A review of the available case law suggests $250.00 is at or near the high end, even in expensive areas of California. 3
CAAA members everywhere are looking to increase their revenues. You can either help them (bad decision) or object. If the rate they request exceeds $250/hour (and it regularly does), the law is on your side. OBJECT!
Donald R. Barthel is a Founding Partner of Bradford & Barthel, LLP, as well as B&B’s Rating & File Consultation Services. Mr. Barthel is an acknowledged expert regarding the AMA Guides to the Evaluation of Permanent Impairment and the 2005 PDRS. Much of his time is dedicated to teaching these topics to adjusters, human resource directors, employer representatives, attorneys and physicians throughout California and the United States. Have a PDRS or AMA Guides question? Call Don Barthel at (916) 996-1263 or email him at email@example.com.
1 Taken from 3/4/08 Report & Recommendation On Petition for Reconsideration, Haller v City of Riverside; expressly adopting and incorporating the WCJ’s reasoning, the WCAB denied reconsideration.

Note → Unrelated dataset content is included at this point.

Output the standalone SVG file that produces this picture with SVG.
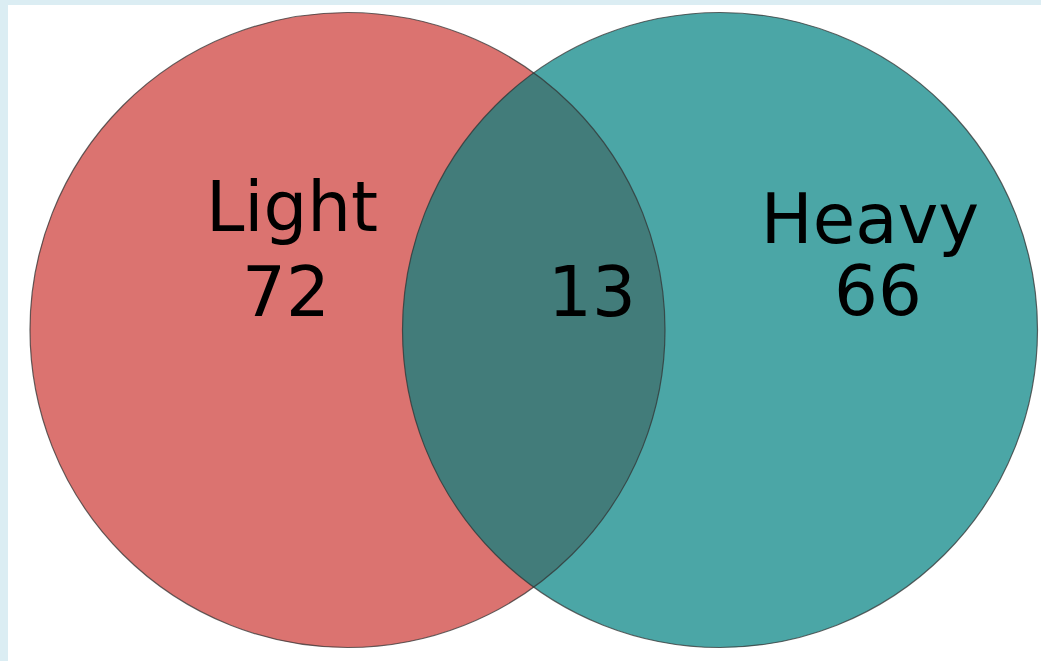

2 Harvey v Pes Payroll (8/8/07) Opinion & Award of Additional Attorney’s Fees
3 See, for example, WCAB’s 8/8/07 Opinion & Award of Additional Attorney’s Fees in Harvey v Pes Payroll, wherein applicant’s counsel practiced in the fashionable and pricey Santa Monica area. Despite this—and well as the fact that he was (a) a “certified specialist” for over a decade, (b) practicing w.c. “almost exclusively” for over 20 years, and (c) currently “billing” $300/hour for depositions—the Commissioners ruled $250 was “fair.”.